Opening with keyboardist Lana Voronina's Space Invaders beeps and retro ring modular tones on "Earth Calling," Turner and crew nailed the rockers. Before a NASA-meets-Peter Max video display of interstellar go-go girls, B-movie Sci-Fi clips and exploding stars, Turner howled like King Lear amid the tempest on the riffing and clattering "Brainstorm" which Dopplered past the crowd like a red-shifting galaxy. Bryce Shelton's rolling Booker T. bass line and Voronina's ethereal Doors-y keys propelled the bouncy, squalling "Orgone Accumulator."

The ominous upward sweeping sprawl of "Masters of the Universe" battled a punk rock racket as guitarist Nicky Garrett's elastic, Arabic-tinged solo rekindled my teenage memories of bedrooms lined with sword and sorcery black light posters.

Anchored by Jason Willer's pummeling hypnotic drums, Turner's band was ace. Yet their secret weapon was guitarist Garrett, former member of slashing-yet-melodic '70s punk rockers The U.K. Subs. (The Sub's "Stranglehold" is my nomination for the punk era's greatest unsung and underappreciated anthem.) Ratcheting up the rhythm and tension of Turner's current single "Fallen Angel STS-51-L", Garret underpinned Turner's ethereal flute excursions and frantic sax. His searing fills sliced dead center through the dark matter call-and-response of "Time We Left This World Today."

Yet, it was the quieter moments that transfixed the crowd. Garrett's folksy, Hitchhikers' Guide to the Galaxy strumming launched the swirly, bubbling synth washes and echoing spacy flute of "Children of the Sun." Voronina, in face paint and retro-Star Trek space nymph regalia shared the mic with Turner on the number's limpid, whispery finale, after which she gently kissed the space rock patriarch on the cheek.

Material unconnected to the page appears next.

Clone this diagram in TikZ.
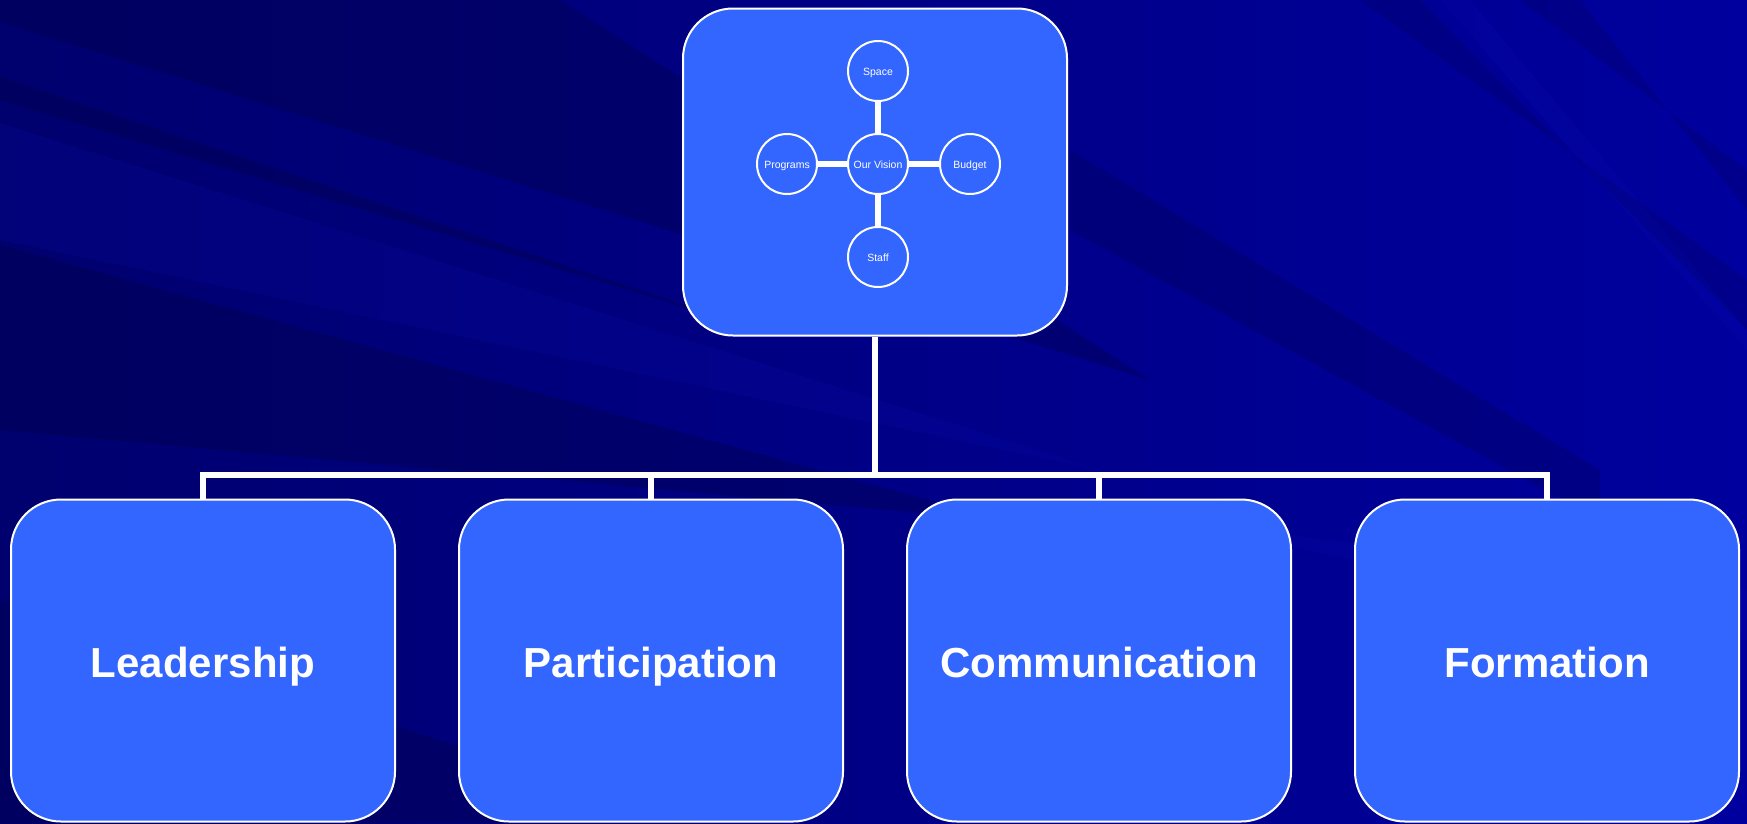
\documentclass[tikz,border=0pt]{standalone}
\usepackage{fontspec}
\setmainfont{Liberation Sans}
\definecolor{boxblue}{RGB}{51,102,255}
\definecolor{bgdark}{RGB}{0,0,70}
\definecolor{bglight}{RGB}{20,20,185}
\begin{document}
\begin{tikzpicture}[x=1pt,y=-1pt,
  box/.style={draw=white, line width=2pt, fill=boxblue, rounded corners=50pt,
    minimum width=384pt, minimum height=322pt, inner sep=0pt, text=white,
    text height=42.6pt, text depth=9pt,
    font=\bfseries\fontsize{42}{50}\selectfont},
  topbox/.style={draw=white, line width=2pt, fill=boxblue, rounded corners=50pt,
    minimum width=384pt, minimum height=327pt, inner sep=0pt},
  bubble/.style={circle, draw=white, line width=2pt, fill=boxblue, minimum size=60pt,
    inner sep=0pt, text=white, text height=10.5pt, text depth=2.5pt,
    font=\fontsize{10.5}{12}\selectfont},
  bus/.style={draw=white, line width=6pt},
  spoke/.style={draw=white, line width=6pt},
  darkband/.style={fill=bgdark, opacity=0.35},
  lightband/.style={fill=bglight, opacity=0.15}]
\useasboundingbox (0,0) rectangle (1747,823);
% background
\begin{scope}
\clip (0,0) rectangle (1747,823);
\shade[left color={rgb,255:red,0;green,0;blue,110}, right color={rgb,255:red,0;green,0;blue,158}] (0,0) rectangle (1747,823);
\fill[darkband] (0,0) -- (560,0) -- (1150,380) -- (0,22) -- cycle;
\fill[darkband] (0,77) -- (760,330) -- (0,100) -- cycle;
\fill[darkband] (0,245) -- (1000,520) -- (0,430) -- cycle;
\fill[darkband] (0,600) -- (700,823) -- (0,823) -- cycle;
\fill[darkband, opacity=0.25] (1070,150) -- (1600,470) -- (1600,520) -- (1070,230) -- cycle;
\fill[darkband, opacity=0.2] (1360,0) -- (1420,0) -- (1747,330) -- (1747,280) -- cycle;
\fill[darkband, opacity=0.2] (1520,0) -- (1580,0) -- (1747,210) -- (1747,170) -- cycle;
\fill[lightband] (1160,520) -- (1747,590) -- (1747,640) -- cycle;
\fill[lightband] (1440,0) -- (1470,0) -- (1747,330) -- (1747,350) -- cycle;
\fill[lightband] (0,123) -- (1100,470) -- (0,240) -- cycle;
\end{scope}
% top box
\node[topbox] (top) at (875,172) {};
\node[bubble] (vis) at (878,164) {Our Vision};
\node[bubble] (space) at (878,71) {Space};
\node[bubble] (staff) at (878,257) {Staff};
\node[bubble] (prog) at (787,164) {Programs};
\node[bubble] (budg) at (970,164) {Budget};
\draw[spoke] (vis) -- (space);
\draw[spoke] (vis) -- (staff);
\draw[spoke] (vis) -- (prog);
\draw[spoke] (vis) -- (budg);
% bottom boxes
\node[box] (lead) at (203,660.5) {Leadership};
\node[box] (part) at (651,660.5) {Participation};
\node[box] (comm) at (1099,660.5) {Communication};
\node[box] (form) at (1547,660.5) {Formation};
% bus
\coordinate (busL) at (203,475);
\coordinate (busR) at (1547,475);
\draw[bus] (lead.north) -- (busL) -- (busR) -- (form.north);
\draw[bus] (top.south) -- (top.south |- busL);
\draw[bus] (part.north) -- (part.north |- busL);
\draw[bus] (comm.north) -- (comm.north |- busL);
\end{tikzpicture}
\end{document}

On the spoken word performance-art-meets-stand-up-routine "Sonic Attack," Turner's archly theatrical performance evoked bemused and beloved Brit character actor Bill Nighy voicing a crazed Dalek. Crediting his "flute, sax and astral-planing", Garrett called Turner the band's "Thunder Rider." He could well have added that sprightly old Nik was also a genuinely nice bloke. Whether warmly introducing the band, or sharing his mic with the audience on the choruses of "Silver Machine", Turner seemed to be having the time of his life.

A frenetic cover of Calvert's bopping prog-meets-punk rocker "Ejection" was a noisy energy rush, but the band's most unhinged performance was reserved for the finale "You Shouldn't Do That." As the group chanted ecstatically over Willer's machine-gun rhythms and Turner's groovy pan-galactic sax, Voronina jumped on her back. Garret tossed his feedback squalling guitar which Voronina caught with her feet. She balanced it briefly before boosting it back to Garrett who resumed riffing without missing a beat.

Mission accomplished, Turner and his star cadet crew left the Tremont crowd dazed and dazzled, copping a contact high from their close encounter with Nik Turner's silver machine.